I’m sure it may not have been ideal for arts editor Janet Smith, but sharing an office with her for the first few months as a staff writer was invaluable to my early development as a journalist. And when art director Janet McDonald asked me if I wanted to shoot my first cover in October 2015, I just about died with excitement. (Soon, I was being called on to shoot covers like it was in my job description. It wasn’t. I relished it anyway. Since that first one, I’ve shot about a third of the images featured on the cover of the Straight.)

When Travis Lupick (arguably the hardest-working journalist I’ve ever met) asked for a hand in creating a multimedia piece about the response to the opioid crisis in the Downtown Eastside, everything changed. Witnessing my colleague’s dedication to telling the story of a community continually overlooked by media and policy makers sparked a fire in me. In an instant, I was done with “fluff”.

For a few months, I wrote stories that highlighted individuals in the community working to make a difference, but I failed to nail down an area of focus. A month or two later I was asked if I might be interested in putting a lens on cannabis, and well, you might say the rest is up in smoke.

It’s hard to look back and pick out highlights of my cannabis coverage because it really has been a blur. There are a few obvious ones (like the only time I’ve ever been legitimately starstruck), but what sticks with me more than anything are the warmth, kindness, and generosity of those in the cannabis space who were quick to welcome my presence and eager to share their stories with me. The people that I’ve come to know through this work have made the experience of documenting this ever-changing industry so incredible.

My role as cannabis editor has been entirely positive in the sense that I feel like I’ve finally found my place in journalism. It helped me find my voice as a writer and even resulted in an unexpected book deal. Unfortunately, what I failed to see until recently was how pouring myself so deeply into my work obliterated the possibility of achieving “work-life balance”. The truth is, I’ve been dropping the ball on my partner, my family, my friends, and myself, like it’s my favourite pastime.

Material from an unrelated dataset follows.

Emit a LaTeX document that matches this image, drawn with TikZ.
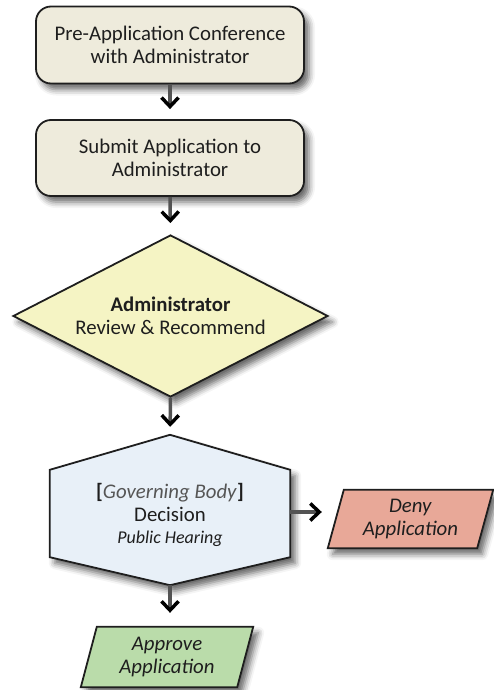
\documentclass[tikz,border=0pt]{standalone}
\usepackage{fontspec}
\setmainfont{Carlito}
\usetikzlibrary{arrows.meta,shapes.geometric,shadows.blur,backgrounds}
\definecolor{boxfill}{RGB}{238,235,220}
\definecolor{diafill}{RGB}{245,244,196}
\definecolor{hexfill}{RGB}{232,240,248}
\definecolor{denyfill}{RGB}{232,168,152}
\definecolor{apprfill}{RGB}{186,220,170}
\definecolor{linec}{RGB}{30,30,30}
\definecolor{textc}{RGB}{30,30,30}
\definecolor{govc}{RGB}{85,85,85}
\newcommand{\mainsize}{\fontsize{20.8}{23}\selectfont}
\newcommand{\smallsize}{\fontsize{18}{22}\selectfont}
\begin{document}
\begin{tikzpicture}[x=1pt,y=-1pt,
  shadowed/.style={blur shadow={shadow xshift=5pt,shadow yshift=-6pt,shadow blur radius=6pt,shadow opacity=60}},
  outline/.style={draw=linec,line width=1.8pt,line join=miter},
  stepbox/.style={outline,fill=boxfill,rounded corners=15pt,minimum width=268pt,minimum height=77pt,align=center,text=textc,font=\mainsize,shadowed},
  holder/.style={inner sep=0pt,align=center,text=textc,font=\mainsize},
  arr/.style={line width=3.5pt,draw=gray!65!black,-{Straight Barb[length=9pt,width=17pt,line width=3.5pt,color=black]}}
]
\useasboundingbox (0,0) rectangle (494,690);

\node[stepbox] (pre) at (170,45) {Pre-Application Conference\\with Administrator};
\node[stepbox,minimum height=76pt] (sub) at (170,158) {Submit Application to\\Administrator};
\node[diamond,aspect=1.94,outline,fill=diafill,minimum width=315pt,minimum height=162pt,inner sep=0pt,align=center,text=textc,font=\mainsize,shadowed] (rev) at (170.5,316) {\textbf{Administrator}\\Review \& Recommend};

\node[holder,minimum width=240pt,minimum height=150pt] (hex) at (170,515)
  {\textbf{[}\textcolor{govc}{\textit{Governing Body}}\textbf{]}\\Decision\\[-1pt]{\smallsize\textit{Public Hearing}}};
\node[holder,minimum width=165pt,minimum height=58pt] (deny) at (410.5,519) {\textit{Deny}\\\textit{Application}};
\node[holder,minimum width=172pt,minimum height=60pt] (appr) at (167,657) {\textit{Approve}\\\textit{Application}};

\begin{scope}[on background layer]
  \filldraw[outline,fill=hexfill,shadowed] ([yshift=5pt]hex.north) -- ([yshift=-30pt]hex.north east) -- ([yshift=33pt]hex.south east) -- ([yshift=5pt]hex.south) -- ([yshift=33pt]hex.south west) -- ([yshift=-30pt]hex.north west) -- cycle;
  \filldraw[outline,fill=denyfill,shadowed] ([xshift=16pt]deny.north west) -- (deny.north east) -- ([xshift=-16pt]deny.south east) -- (deny.south west) -- cycle;
  \filldraw[outline,fill=apprfill,shadowed] ([xshift=16pt]appr.north west) -- (appr.north east) -- ([xshift=-16pt]appr.south east) -- (appr.south west) -- cycle;
\end{scope}

\draw[arr,shorten >=10pt] (pre.south) -- (sub.north);
\draw[arr,shorten >=11pt] (sub.south) -- (rev.north);
\draw[arr,shorten >=8pt] (rev.south) -- ([yshift=5pt]hex.north);
\draw[arr] ([yshift=5pt]hex.south) -- ([yshift=14pt]hex.south |- appr.north);
\draw[arr] ([yshift=3pt]hex.east) -- ([xshift=-6pt,yshift=3pt]deny.west |- hex.east);
\end{tikzpicture}
\end{document}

Consider this: For the last three years, I’ve amassed thousands of images from several trips with the intention of using them for personal projects. I have yet to edit a single photograph. Even this website was updated just once during my time at the Straight. (Twice if you count this blog post.) Creatively, I feel like I’m starving.

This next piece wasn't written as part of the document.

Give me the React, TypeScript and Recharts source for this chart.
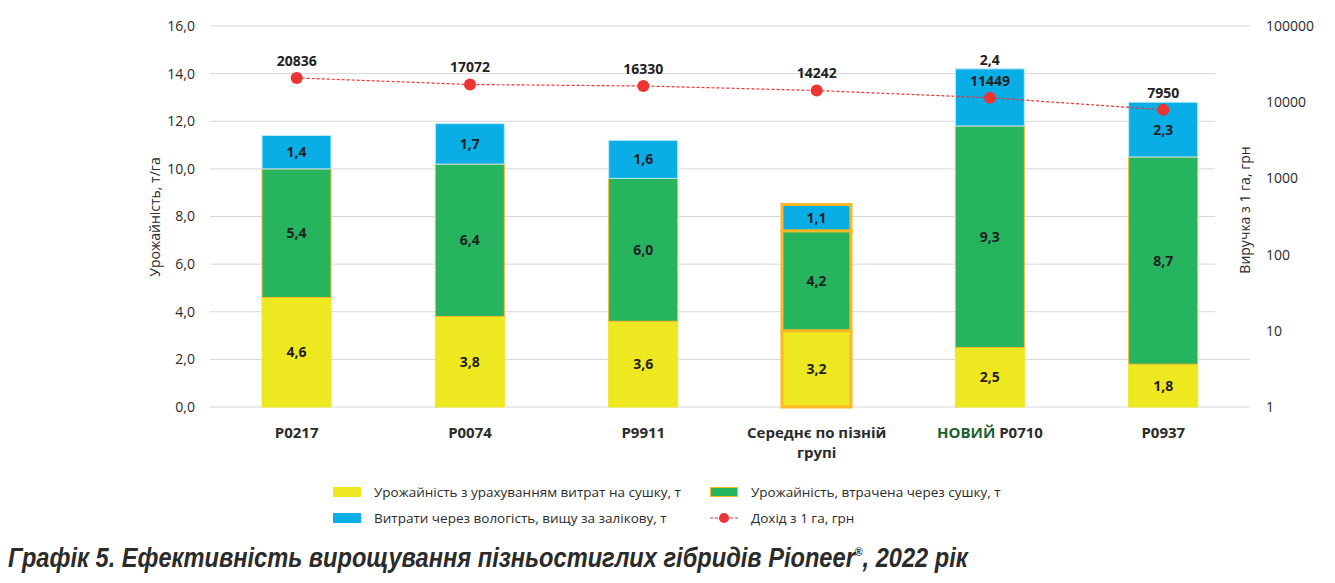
import { ComposedChart, Bar, Line, XAxis, YAxis, CartesianGrid, LabelList, Cell } from 'recharts';

const categories = ['P0217', 'P0074', 'P9911', 'Середнє по пізній групі', 'НОВИЙ P0710', 'P0937'];
const yieldAfterDrying = [4.6, 3.8, 3.6, 3.2, 2.5, 1.8];
const yieldLostDrying = [5.4, 6.4, 6.0, 4.2, 9.3, 8.7];
const moistureLoss = [1.4, 1.7, 1.6, 1.1, 2.4, 2.3];
const income = [20836, 17072, 16330, 14242, 11449, 7950];
const leftTicks = [0, 2, 4, 6, 8, 10, 12, 14, 16];
const rightTicks = [1, 10, 100, 1000, 10000, 100000];

const data = categories.map((name, i) => ({
  name,
  dry: yieldAfterDrying[i],
  lost: yieldLostDrying[i],
  moisture: moistureLoss[i],
  income: income[i],
}));

const FONT = "'Open Sans', sans-serif";
const TEXT = '#2b2b2b';
const YELLOW = '#eee821';
const GREEN = '#26b45f';
const BLUE = '#0aaee6';
const ORANGE = '#fdb827';
const RED = '#ee3333';
const AVG_INDEX = 3;
const PLOT_TOP = 18;
const PLOT_BOTTOM = 399;

const comma = (v: number) => v.toFixed(1).replace('.', ',');

function XTick(props: any) {
  const { x, payload } = props;
  const label: string = payload.value;
  const base = PLOT_BOTTOM + 31;
  const style = { fontFamily: FONT, fontSize: 15, fontWeight: 700, fill: TEXT };
  if (label.startsWith('НОВИЙ')) {
    return (
      <text x={x} y={base} textAnchor="middle" style={style}>
        <tspan fill="#17622f">НОВИЙ</tspan>
        <tspan> {label.replace('НОВИЙ ', '')}</tspan>
      </text>
    );
  }
  if (label.startsWith('Середнє')) {
    return (
      <text x={x} y={base} textAnchor="middle" style={style}>
        <tspan x={x}>Середнє по пізній</tspan>
        <tspan x={x} dy={20}>групі</tspan>
      </text>
    );
  }
  return (
    <text x={x} y={base} textAnchor="middle" style={style}>
      {label}
    </text>
  );
}

function segmentLabel(aboveIndex: number) {
  return (props: any) => {
    const box = props.viewBox ?? props;
    const { x, y, width, height } = box;
    const cx = x + width / 2;
    const above = props.index === aboveIndex;
    const ty = above ? y - 9 : y + height / 2;
    return (
      <text
        x={cx}
        y={ty}
        dy={5}
        textAnchor="middle"
        style={{ fontFamily: FONT, fontSize: 14, fontWeight: 700, fill: '#222' }}
      >
        {comma(props.value)}
      </text>
    );
  };
}

function GridLine(props: any) {
  const { x1, x2, y1, y2 } = props;
  const shorten = y1 > PLOT_TOP + 8 && y1 < PLOT_BOTTOM - 70;
  return (
    <line key={`g-${y1}`} x1={x1} x2={shorten ? x2 - 35 : x2} y1={y1} y2={y2} stroke="#d6d6d6" strokeWidth={1} />
  );
}

function LegendRow({ top, left, swatch, text }: { top: number; left: number; swatch: any; text: string }) {
  return (
    <div style={{ position: 'absolute', top, left, height: 18, display: 'flex', alignItems: 'center' }}>
      <div style={{ width: 28, display: 'flex', justifyContent: 'center' }}>{swatch}</div>
      <span style={{ marginLeft: 13, fontFamily: FONT, fontSize: 13.5, color: TEXT, whiteSpace: 'nowrap' }}>{text}</span>
    </div>
  );
}

export default function App() {
  const box = (fill: string, border?: string) => (
    <div style={{ width: 28, height: 10, background: fill, boxSizing: 'border-box', border: border ? `1.5px solid ${border}` : 'none' }} />
  );
  const lineIcon = (
    <svg width={28} height={12}>
      <line x1={0} x2={28} y1={6} y2={6} stroke={RED} strokeWidth={1.2} strokeDasharray="3 2" />
      <circle cx={14} cy={6} r={5} fill={RED} />
    </svg>
  );
  return (
    <div style={{ position: 'relative', width: 1327, height: 575 }}>
      <ComposedChart width={1327} height={460} data={data} margin={{ top: PLOT_TOP, right: 5, bottom: 9, left: 122 }}>
        <CartesianGrid yAxisId="left" vertical={false} horizontal={GridLine} />
        <XAxis dataKey="name" height={52} tickLine={false} axisLine={false} interval={0} tick={<XTick />} />
        <YAxis
          yAxisId="left"
          width={80}
          domain={[0, 16]}
          ticks={leftTicks}
          tickFormatter={comma}
          tickLine={false}
          axisLine={false}
          tickMargin={9}
          tick={{ fontFamily: FONT, fontSize: 14, fill: TEXT }}
          label={{
            content: () => (
              <text
                x={147}
                y={209}
                transform="rotate(-90 147 209)"
                textAnchor="middle"
                dy={5}
                style={{ fontFamily: FONT, fontSize: 14, fill: TEXT }}
              >
                Урожайність, т/га
              </text>
            ),
          }}
        />
        <YAxis
          yAxisId="right"
          orientation="right"
          width={80}
          scale="log"
          domain={[1, 100000]}
          ticks={rightTicks}
          allowDataOverflow
          tickLine={false}
          axisLine={false}
          tickMargin={10}
          tick={{ fontFamily: FONT, fontSize: 14, fill: TEXT, textAnchor: 'start' }}
          label={{
            content: () => (
              <text
                x={1237}
                y={202}
                transform="rotate(-90 1237 202)"
                textAnchor="middle"
                dy={5}
                style={{ fontFamily: FONT, fontSize: 14, fill: TEXT }}
              >
                Виручка з 1 га, грн
              </text>
            ),
          }}
        />
        <Bar yAxisId="left" dataKey="dry" stackId="a" barSize={69} fill={YELLOW} isAnimationActive={false}>
          {data.map((_, i) => (
            <Cell key={`d${i}`} fill={YELLOW} stroke={i === AVG_INDEX ? ORANGE : YELLOW} strokeWidth={i === AVG_INDEX ? 3 : 1} />
          ))}
          <LabelList dataKey="dry" content={segmentLabel(-1)} />
        </Bar>
        <Bar yAxisId="left" dataKey="lost" stackId="a" barSize={69} fill={GREEN} isAnimationActive={false}>
          {data.map((_, i) => (
            <Cell key={`l${i}`} fill={GREEN} stroke={ORANGE} strokeWidth={i === AVG_INDEX ? 3 : 1} />
          ))}
          <LabelList dataKey="lost" content={segmentLabel(-1)} />
        </Bar>
        <Bar yAxisId="left" dataKey="moisture" stackId="a" barSize={69} fill={BLUE} isAnimationActive={false}>
          {data.map((_, i) => (
            <Cell key={`m${i}`} fill={BLUE} stroke={i === AVG_INDEX ? ORANGE : '#c3e8f6'} strokeWidth={i === AVG_INDEX ? 3 : 1} />
          ))}
          <LabelList dataKey="moisture" content={segmentLabel(4)} />
        </Bar>
        <Line
          yAxisId="right"
          dataKey="income"
          stroke={RED}
          strokeWidth={1.2}
          strokeDasharray="3 2"
          dot={{ r: 6, fill: RED, stroke: 'none' }}
          activeDot={false}
          isAnimationActive={false}
        >
          <LabelList
            dataKey="income"
            position="top"
            offset={12}
            style={{ fontFamily: FONT, fontSize: 14, fontWeight: 700, fill: '#222' }}
          />
        </Line>
      </ComposedChart>

      <LegendRow top={475} left={325} swatch={box(YELLOW)} text="Урожайність з урахуванням витрат на сушку, т" />
      <LegendRow top={475} left={702} swatch={box(GREEN, ORANGE)} text="Урожайність,  втрачена через сушку, т" />
      <LegendRow top={501} left={325} swatch={box(BLUE)} text="Витрати через вологість, вищу за залікову, т" />
      <LegendRow top={501} left={702} swatch={lineIcon} text="Дохід з 1 га, грн" />

      <div
        style={{
          position: 'absolute',
          top: 533,
          left: 0,
          fontFamily: "'Liberation Sans', sans-serif",
          fontSize: 27,
          fontWeight: 700,
          fontStyle: 'italic',
          color: '#2b2b2b',
          whiteSpace: 'nowrap',
          lineHeight: '34px',
          transform: 'scaleX(0.875)',
          transformOrigin: 'left center',
        }}
      >
        Графік 5. Ефективність вирощування пізньостиглих гібридів Pioneer
        <sup style={{ fontSize: 12, verticalAlign: 'top', lineHeight: '22px' }}>®</sup>, 2022 рік
      </div>
    </div>
  );
}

It’s just part of the reason why I’ve decided to end on a high note. I’m proud to say that my dedication has helped the Straight pursue a new vertical, launch a new website, and host a successful inaugural cannabis conference. Moderating discussions at Grassroots with some of the most intelligent and respected individuals in Vancouver’s cannabis community was a privilege I won’t soon forget.

Lately, I’ve been thinking about the stories that are not being told. These are the stories that keep me lying awake at night, and the ones that I have been dying to tell. Unfortunately, being tied to a desk for eight hours a day doesn’t allow for the type of documentary storytelling that speaks to my passion. It’s why I’m taking the jump into freelancing. I’ll be dedicating a few months to a contract job in Vancouver, and then doing some travelling before my book comes out in October.

There will be more stories. There will be more books. This is just the beginning.

I couldn’t have done any of this without the friendship, support, patience, and room to grow afforded to me by the following individuals: Charlie Smith, Mike Usinger, Janet Smith, Janet McDonald, Chet Woodside, Travis Lupick, Piper Courtenay, Lucy Lau, Tammy Kwan, Kate Wilson, Craig Takeuchi, Brian Lynch, Martin Dunphy, and Jon Cranny. (I probably forgot someone. I’m sorry.)

To all readers, subjects, followers, experts, and everyone who has taken the time to share, retweet, or comment on my work, I thank you from the bottom of my heart. Your enthusiasm for what I do has floored me time and time again. It has been a wild ride, and I can’t fucking wait for what’s next.